INPUT FOR THIS TASK:
:::::

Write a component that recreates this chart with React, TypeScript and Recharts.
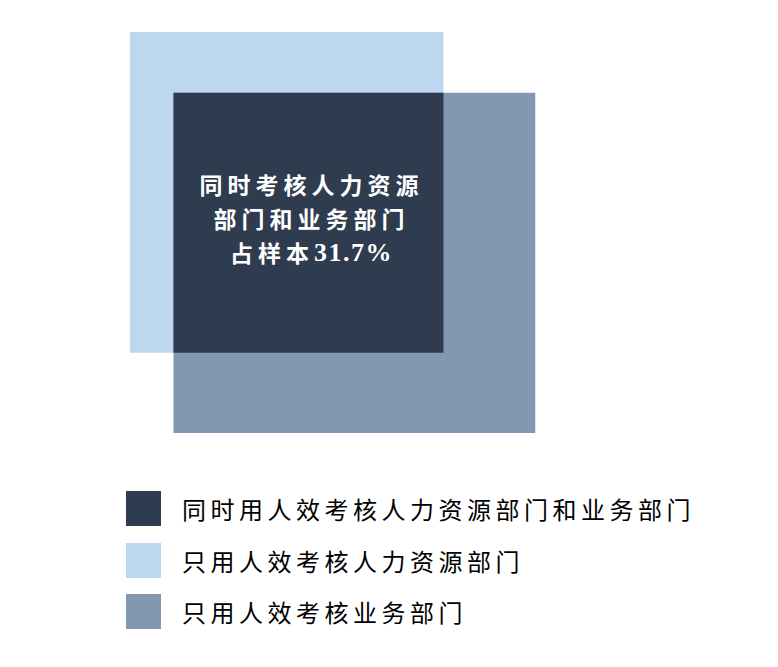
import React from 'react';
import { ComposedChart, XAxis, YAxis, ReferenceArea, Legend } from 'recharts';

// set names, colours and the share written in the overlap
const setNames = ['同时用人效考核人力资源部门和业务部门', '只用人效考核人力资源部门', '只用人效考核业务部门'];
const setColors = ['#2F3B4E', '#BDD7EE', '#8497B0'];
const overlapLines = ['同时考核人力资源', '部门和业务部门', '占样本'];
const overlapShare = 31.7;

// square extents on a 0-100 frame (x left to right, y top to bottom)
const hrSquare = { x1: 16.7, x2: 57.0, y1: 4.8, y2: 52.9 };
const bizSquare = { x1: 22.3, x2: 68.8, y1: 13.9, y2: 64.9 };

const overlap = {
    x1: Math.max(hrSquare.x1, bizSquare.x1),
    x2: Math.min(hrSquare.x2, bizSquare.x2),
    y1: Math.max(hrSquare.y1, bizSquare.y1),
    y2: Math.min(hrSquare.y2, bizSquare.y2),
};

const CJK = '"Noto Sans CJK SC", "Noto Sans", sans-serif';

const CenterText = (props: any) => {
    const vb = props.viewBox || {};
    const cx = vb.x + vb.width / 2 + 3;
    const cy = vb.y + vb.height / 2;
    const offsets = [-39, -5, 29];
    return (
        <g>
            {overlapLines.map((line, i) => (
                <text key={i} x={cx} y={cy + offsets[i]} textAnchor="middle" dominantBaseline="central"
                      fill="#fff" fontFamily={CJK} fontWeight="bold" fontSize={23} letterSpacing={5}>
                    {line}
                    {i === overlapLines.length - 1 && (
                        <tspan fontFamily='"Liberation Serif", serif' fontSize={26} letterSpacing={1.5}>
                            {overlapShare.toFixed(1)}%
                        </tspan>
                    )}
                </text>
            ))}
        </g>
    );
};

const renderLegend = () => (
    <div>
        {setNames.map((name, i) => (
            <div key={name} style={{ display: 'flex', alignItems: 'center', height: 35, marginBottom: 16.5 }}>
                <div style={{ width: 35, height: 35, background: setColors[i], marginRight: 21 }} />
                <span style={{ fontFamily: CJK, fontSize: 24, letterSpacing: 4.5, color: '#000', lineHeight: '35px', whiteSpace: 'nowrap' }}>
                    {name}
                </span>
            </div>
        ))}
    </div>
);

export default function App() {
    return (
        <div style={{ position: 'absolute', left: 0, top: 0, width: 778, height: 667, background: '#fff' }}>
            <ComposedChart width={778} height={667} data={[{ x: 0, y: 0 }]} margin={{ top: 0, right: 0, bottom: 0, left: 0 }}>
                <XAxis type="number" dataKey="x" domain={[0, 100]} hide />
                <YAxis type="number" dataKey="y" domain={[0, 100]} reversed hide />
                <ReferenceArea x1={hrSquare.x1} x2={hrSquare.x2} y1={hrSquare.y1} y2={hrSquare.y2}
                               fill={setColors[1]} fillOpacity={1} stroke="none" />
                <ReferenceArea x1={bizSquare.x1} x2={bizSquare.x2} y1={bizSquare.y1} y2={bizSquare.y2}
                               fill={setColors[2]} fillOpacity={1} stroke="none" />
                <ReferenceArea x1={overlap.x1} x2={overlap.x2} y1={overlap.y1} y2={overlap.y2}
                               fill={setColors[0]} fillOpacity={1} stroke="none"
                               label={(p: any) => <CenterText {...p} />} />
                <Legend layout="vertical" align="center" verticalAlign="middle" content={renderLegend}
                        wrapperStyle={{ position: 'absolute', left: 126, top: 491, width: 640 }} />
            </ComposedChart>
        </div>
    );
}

:::::

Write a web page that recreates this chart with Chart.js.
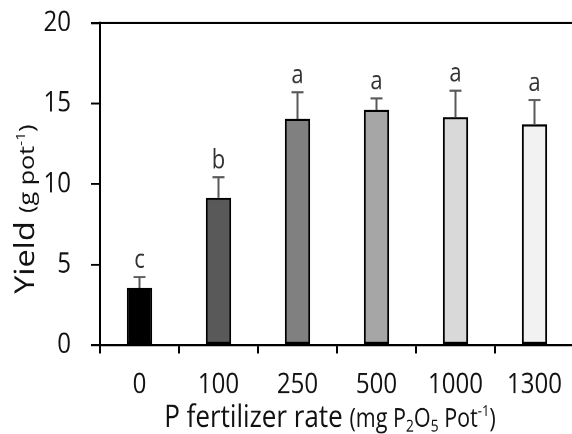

:::::

EXERCISE DESCRIPTION:
Pick out the part that begins with the line containing "Write a component" and finishes with the line containing "YAxis, ReferenceArea, Legend", both included. Restate it exactly, without images.

FULL RESPONSE:
Write a component that recreates this chart with React, TypeScript and Recharts.
import React from 'react';
import { ComposedChart, XAxis, YAxis, ReferenceArea, Legend } from 'recharts';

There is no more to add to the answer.